Quando l’amministrazione è affidata a più persone, queste costituiscono il consiglio di amministrazione, retto dal presidente scelto dallo stesso consiglio fra i suoi membri, qualora non sia stato già nominato dall’assemblea. In tal caso l’attività è esercitata collegialmente.

Le relative decisioni devono essere perciò adottate in apposite riunioni alle quali devono assistere i sindaci. E con la riforma del 2003, la disciplina del consiglio di amministrazione è stata integrata e modificata rispetto a quella del 1942. Lo statuto ora può prevedere che le riunioni del consiglio di amministrazione avvengano anche mediante mezzi di telecomunicazione.

L’attuale disciplina stabilisce che il consiglio di amministrazione è convocato dal presidente dello stesso, il quale ne fissa anche l’ordine del giorno, ne coordina i lavori e provvede affinché tutti gli amministratori siano adeguatamente informati sulle materie iscritte all’ordine del giorno. Per la validità delle deliberazioni del consiglio di amministrazione è necessaria la presenza della maggioranza degli amministratori in carica, salvo che lo statuto non richieda un quorum più elevato.

Le deliberazioni sono approvate se riportano il voto favorevole della maggioranza assoluta dei presenti (voto per teste). L’atto costitutivo può prevedere una maggioranza diversa. Non sono ammessi voti per rappresentanza. Le deliberazioni adottate devono risultare da un apposito libro delle adunanze e delle deliberazioni del consiglio di amministrazione. La riforma del 2003, ha modificato la disciplina dell’invalidità delle deliberazioni del consiglio di amministrazione, la cui impugnazione era in passato espressamente consentita in un solo caso: delibera adottata col voto determinante di un amministratore in conflitto di interessi.

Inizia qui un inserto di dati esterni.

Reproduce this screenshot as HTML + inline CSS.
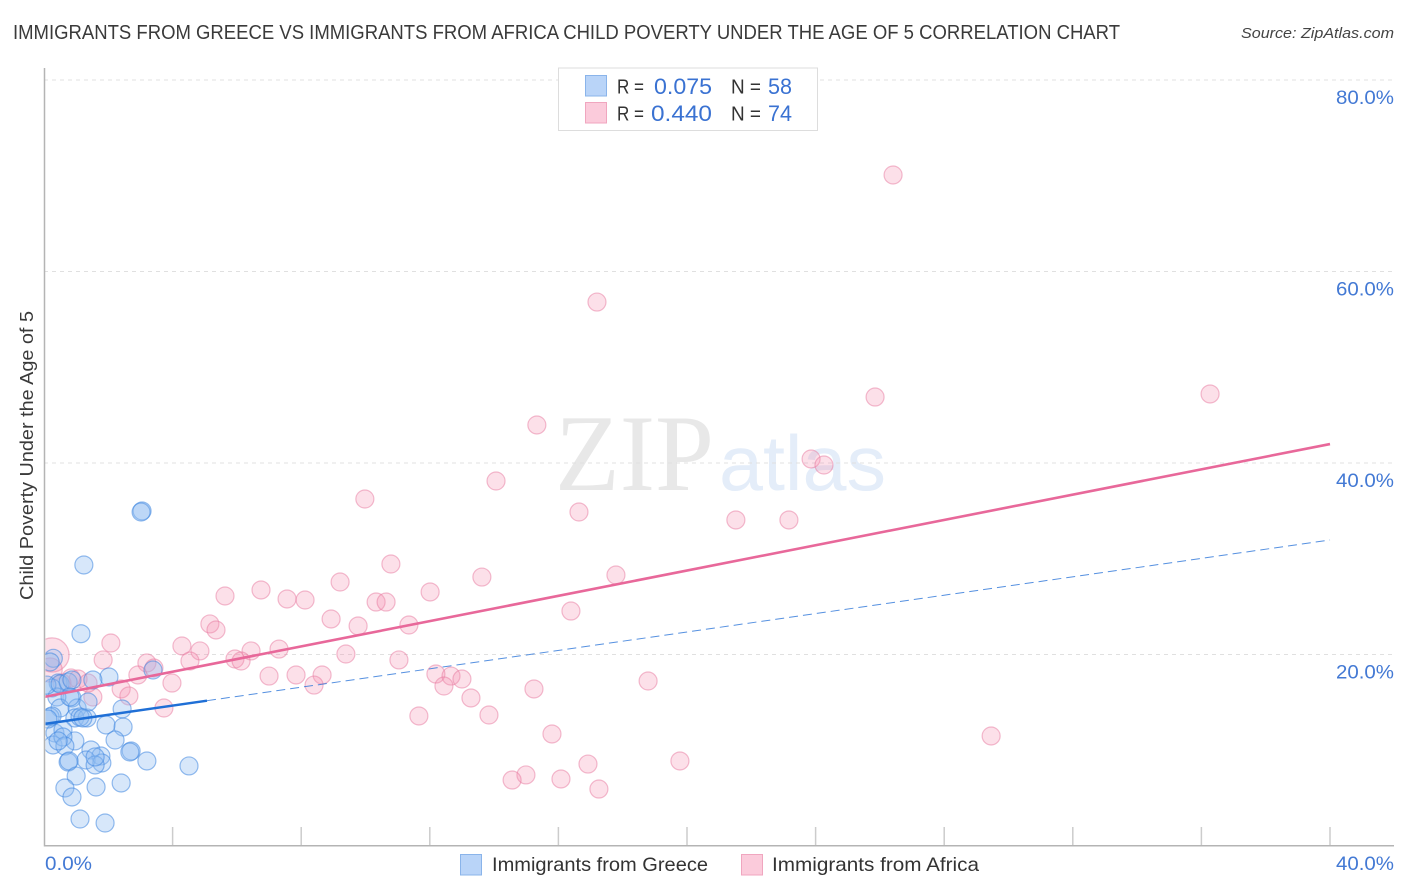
<!DOCTYPE html>
<html lang="en">
<head>
<meta charset="utf-8">
<title>Immigrants from Greece vs Immigrants from Africa Child Poverty Correlation Chart</title>
<style>
html,body{margin:0;padding:0;background:#fff;}
svg{display:block;font-family:"Liberation Sans",sans-serif;}
</style>
</head>
<body>
<svg id="chart" width="1406" height="892" viewBox="0 0 1406 892" xmlns="http://www.w3.org/2000/svg">
  <defs><clipPath id="plot-clip"><rect x="45.5" y="60" width="1350" height="786"/></clipPath></defs>
  <rect x="0" y="0" width="1406" height="892" fill="#fff"/>
  <text x="13" y="39" font-size="20" fill="#3a3a3a" textLength="1107" lengthAdjust="spacingAndGlyphs">IMMIGRANTS FROM GREECE VS IMMIGRANTS FROM AFRICA CHILD POVERTY UNDER THE AGE OF 5 CORRELATION CHART</text>
  <text x="1241" y="38" font-size="15" font-style="italic" fill="#444" textLength="153" lengthAdjust="spacingAndGlyphs">Source: ZipAtlas.com</text>
  <g>
    <text x="555" y="490" font-size="109" font-family="'Liberation Serif',serif" fill="#e8e8e8" textLength="159" lengthAdjust="spacingAndGlyphs">ZIP</text>
    <text x="719" y="490" font-size="78" fill="#e4edf9" textLength="167" lengthAdjust="spacingAndGlyphs">atlas</text>
  </g>
  <g id="grid"></g>
  <g id="axes"></g>
  <g id="points-africa" clip-path="url(#plot-clip)"></g>
  <g id="points-greece" clip-path="url(#plot-clip)"></g>
  <g id="trends" clip-path="url(#plot-clip)"></g>
  <text transform="translate(33,455.5) rotate(-90)" text-anchor="middle" font-size="18.5" fill="#3a3a3a" textLength="289" lengthAdjust="spacingAndGlyphs">Child Poverty Under the Age of 5</text>
  <g id="tick-labels"></g>
  <g>
    <rect x="558.5" y="68" width="259" height="62.5" fill="#fff" stroke="#ddd" stroke-width="1"/>
    <rect x="585.5" y="75.5" width="21" height="20.5" fill="#b9d4f8" stroke="#8ab4ea"/>
    <rect x="585.5" y="102.5" width="21" height="20.5" fill="#fbcbdb" stroke="#f0a6bf"/>
    <text x="617" y="93.5" font-size="20" fill="#333" textLength="27" lengthAdjust="spacingAndGlyphs">R =</text>
    <text x="654" y="94" font-size="22" fill="#3a72d2" textLength="58" lengthAdjust="spacingAndGlyphs">0.075</text>
    <text x="731" y="93.5" font-size="20" fill="#333" textLength="30" lengthAdjust="spacingAndGlyphs">N =</text>
    <text x="768" y="94" font-size="22" fill="#3a72d2" textLength="24" lengthAdjust="spacingAndGlyphs">58</text>
    <text x="617" y="120.5" font-size="20" fill="#333" textLength="27" lengthAdjust="spacingAndGlyphs">R =</text>
    <text x="651" y="121" font-size="22" fill="#3a72d2" textLength="61" lengthAdjust="spacingAndGlyphs">0.440</text>
    <text x="731" y="120.5" font-size="20" fill="#333" textLength="30" lengthAdjust="spacingAndGlyphs">N =</text>
    <text x="768" y="121" font-size="22" fill="#3a72d2" textLength="24" lengthAdjust="spacingAndGlyphs">74</text>
  </g>
  <g>
    <rect x="460.5" y="854.5" width="21" height="20.5" fill="#b9d4f8" stroke="#8ab4ea"/>
    <text x="492" y="871" font-size="19.5" fill="#333" textLength="216" lengthAdjust="spacingAndGlyphs">Immigrants from Greece</text>
    <rect x="741.5" y="854.5" width="21" height="20.5" fill="#fbcbdb" stroke="#f0a6bf"/>
    <text x="772" y="871" font-size="19.5" fill="#333" textLength="207" lengthAdjust="spacingAndGlyphs">Immigrants from Africa</text>
  </g>
</svg>
<script>
// Chart data (percent values)
const xTickValues = [0, 4, 8, 12, 16, 20, 24, 28, 32, 36, 40];
const yTickValues = [20, 40, 60, 80];
const xTickLabels = ["0.0%", "40.0%"];
const xLabelledTicks = [0, 40];
const yTickLabels = ["20.0%", "40.0%", "60.0%", "80.0%"];

const greeceX = [1.15,.29,2.02,1.52,.44,.25,3.39,.87,.40,.50,2.43,.19,.25,1.03,.96,1.34,1.12,1.93,2.46,.34,.59,.28,.96,2.21,.59,.65,2.71,2.67,1.46,1.77,1.31,1.80,1.59,.75,.78,3.20,4.51,1.00,.65,2.40,1.62,.87,1.12,1.90,3.05,3.02,1.24,.19,.09,.50,.75,.87,1.37,.12,1.21,.44,.81,1.59];
const greeceY = [22.17,19.6,17.65,17.34,17.02,16.5,18.38,15.46,15.56,14.41,14.31,13.47,13.58,14.41,13.37,13.37,13.47,12.64,12.43,11.8,12.11,10.55,10.97,11.07,11.38,10.44,9.92,9.82,10.03,9.4,8.98,8.67,8.46,8.77,8.88,8.88,8.36,7.31,6.06,6.58,6.16,5.12,2.82,2.4,34.99,34.88,29.35,19.22,16.81,16.92,17.13,17.34,15.04,13.26,13.37,10.97,15.56,9.3];

const africaX = [.25,.19,26.41,17.2,36.27,25.85,15.33,23.86,24.26,14.06,9.98,16.64,21.52,23.17,10.79,17.79,13.62,9.21,12.01,6.75,5.63,7.56,8.12,10.33,10.64,16.39,8.93,5.16,5.35,9.77,11.35,4.29,2.08,4.85,1.84,7.31,6.44,9.39,5.94,6.13,3.2,4.54,3.42,11.04,12.19,12.66,13.0,7.0,7.84,8.65,3.98,2.92,8.4,12.44,18.79,15.24,2.4,2.64,1.52,13.28,3.73,11.66,13.84,15.8,29.46,19.78,16.92,14.99,14.56,16.08,17.26,.84,1.06,1.37,.56];
const africaY = [19.95,18.38,70.08,56.81,47.21,46.89,43.97,40.42,39.79,38.12,36.24,34.88,34.05,34.05,29.45,28.3,28.09,27.57,26.53,26.74,26.11,25.8,25.69,25.48,25.48,24.54,23.71,23.19,22.56,22.98,23.08,20.89,21.2,20.37,19.43,20.57,20.37,20.05,19.53,19.32,19.11,19.32,18.59,19.43,17.96,17.75,17.44,17.75,17.86,17.86,17.02,17.86,16.81,16.71,17.23,16.4,16.4,15.67,15.56,15.46,14.41,13.58,13.68,11.7,11.49,8.88,8.56,7.42,6.89,7.0,5.95,17.55,17.44,17.02,17.02];
const africaWeight = [3.6, 1.8];

const greeceTrendEnds = [12.74, 31.96];
const greeceSolidUntil = 5.07;
const africaTrendEnds = [15.56, 41.98];
const trendDomain = [0, 40];

// Axis functions
const X0 = 44, X40 = 1330, Y0 = 846, Y80 = 80;
function sx(v) { return X0 + (X40 - X0) * v / 40; }
function sy(v) { return Y0 - (Y0 - Y80) * v / 80; }
const NS = 'http://www.w3.org/2000/svg';
function mk(tag, parent, attrs) {
  const el = document.createElementNS(NS, tag);
  for (const k in attrs) el.setAttribute(k, attrs[k]);
  parent.appendChild(el);
  return el;
}
function lerp(ends, x) { return ends[0] + (ends[1] - ends[0]) * (x - trendDomain[0]) / (trendDomain[1] - trendDomain[0]); }

const gridG = document.getElementById('grid');
const axesG = document.getElementById('axes');
const labelG = document.getElementById('tick-labels');

yTickValues.forEach(function (v, i) {
  const line = mk('line', gridG, { x1: X0, x2: 1394, y1: sy(v), y2: sy(v), stroke: '#e0e0e0', 'stroke-width': 1, 'stroke-dasharray': '4 4' });
  
  
  const t = mk('text', labelG, { x: 1394, y: sy(v) + 24, 'text-anchor': 'end', 'font-size': 19.5, fill: '#4379d4', textLength: 58, lengthAdjust: 'spacingAndGlyphs' });
  t.textContent = yTickLabels[i];
  
  
});

xTickValues.forEach(function (v) {
  if (v === 0) return;
  const tick = mk('line', axesG, { x1: sx(v), x2: sx(v), y1: 827, y2: Y0, stroke: '#cccccc', 'stroke-width': 1.5 });
  
  
});

const yAxis = mk('line', axesG, { x1: 44.5, x2: 44.5, y1: 68, y2: 846.5, stroke: '#b4b4b4', 'stroke-width': 1.5 });


const xAxis = mk('line', axesG, { x1: 44, x2: 1394, y1: 845.7, y2: 845.7, stroke: '#b4b4b4', 'stroke-width': 1.5 });



xLabelledTicks.forEach(function (v, i) {
  const t = mk('text', labelG, i === 0
    ? { x: 45, y: 870, 'font-size': 19.5, fill: '#4379d4', textLength: 47, lengthAdjust: 'spacingAndGlyphs' }
    : { x: 1394, y: 870, 'text-anchor': 'end', 'font-size': 19.5, fill: '#4379d4', textLength: 58, lengthAdjust: 'spacingAndGlyphs' });
  t.textContent = xTickLabels[i];
  
  
});

const africaG = document.getElementById('points-africa');
africaX.forEach(function (x, i) {
  const w = africaWeight[i] || 1;
  const c = mk('circle', africaG, { cx: sx(x), cy: sy(africaY[i]), r: 9 * Math.sqrt(w), fill: '#f48fb1', 'fill-opacity': .28, stroke: '#e8799f', 'stroke-opacity': .5, 'stroke-width': 1.2 });
  
  
});

const greeceG = document.getElementById('points-greece');
greeceX.forEach(function (x, i) {
  const c = mk('circle', greeceG, { cx: sx(x), cy: sy(greeceY[i]), r: 9, fill: '#8fbcf0', 'fill-opacity': .36, stroke: '#3f86e0', 'stroke-opacity': .55, 'stroke-width': 1.2 });
  
  
});

const trendG = document.getElementById('trends');
const dashLine = mk('line', trendG, { x1: sx(greeceSolidUntil), y1: sy(lerp(greeceTrendEnds, greeceSolidUntil)), x2: sx(trendDomain[1]), y2: sy(greeceTrendEnds[1]), stroke: '#2a74d8', 'stroke-width': 1, 'stroke-opacity': .8, 'stroke-dasharray': '9 5' });


const solidLine = mk('line', trendG, { x1: sx(trendDomain[0]), y1: sy(greeceTrendEnds[0]), x2: sx(greeceSolidUntil), y2: sy(lerp(greeceTrendEnds, greeceSolidUntil)), stroke: '#1f6fd6', 'stroke-width': 2.5 });


const pinkLine = mk('line', trendG, { x1: sx(trendDomain[0]), y1: sy(africaTrendEnds[0]), x2: sx(trendDomain[1]), y2: sy(africaTrendEnds[1]), stroke: '#e8689a', 'stroke-width': 2.6 });


</script>
</body>
</html>
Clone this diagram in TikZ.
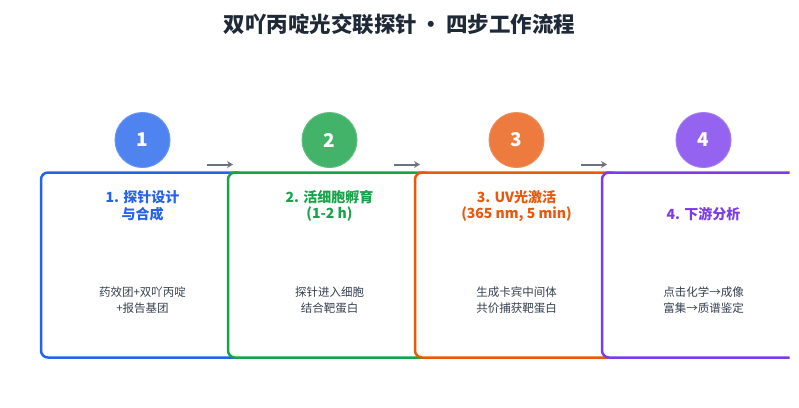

Possono infatti essere impugnate tutte le delibere del consiglio di amministrazione che non sono prese in conformità della legge o dello statuto. L’impugnativa può essere proposta dagli amministratori assenti o dissenzienti e dal collegio sindacale (ma non dai soci) entro 90 giorni dalla data della deliberazione. Si applica la disciplina del solo procedimento di impugnazione prevista per le delibere assembleari.

Quando la delibera consiliare lede direttamente un diritto soggettivo del socio questi avrà diritto di agire giudizialmente per far annullare la delibera. Si applica in tal caso, in quanto compatibile, l’intera disciplina delle delibere assembleari annullabili. L’annullamento delle delibere consiliari non pregiudica i diritti acquistati in buona fede dai terzi in base ad atti compiuti in esecuzione delle stesse.

La delibera del consiglio di amministrazione o del comitato esecutivo, qualora possa recare danno alla società (danno potenziale), è impugnabile non solo quando l’amministratore interessato ha votato ed il suo voto è stato determinante, ma anche quando sono stati violati gli obblighi di trasparenza, astensione e motivazione. L’impugnazione può essere proposta entro 90 giorni dalla data della delibera, dal collegio sindacale, dagli amministratori assenti e dissenzienti, nonché dagli stessi amministratori che hanno votato a favore se l’amministratore interessato non abbia adempiuto gli obblighi di informazione sopra indicati.

La società può agire contro l’amministratore per il risarcimento dei danni derivanti dalla sua azione o omissione.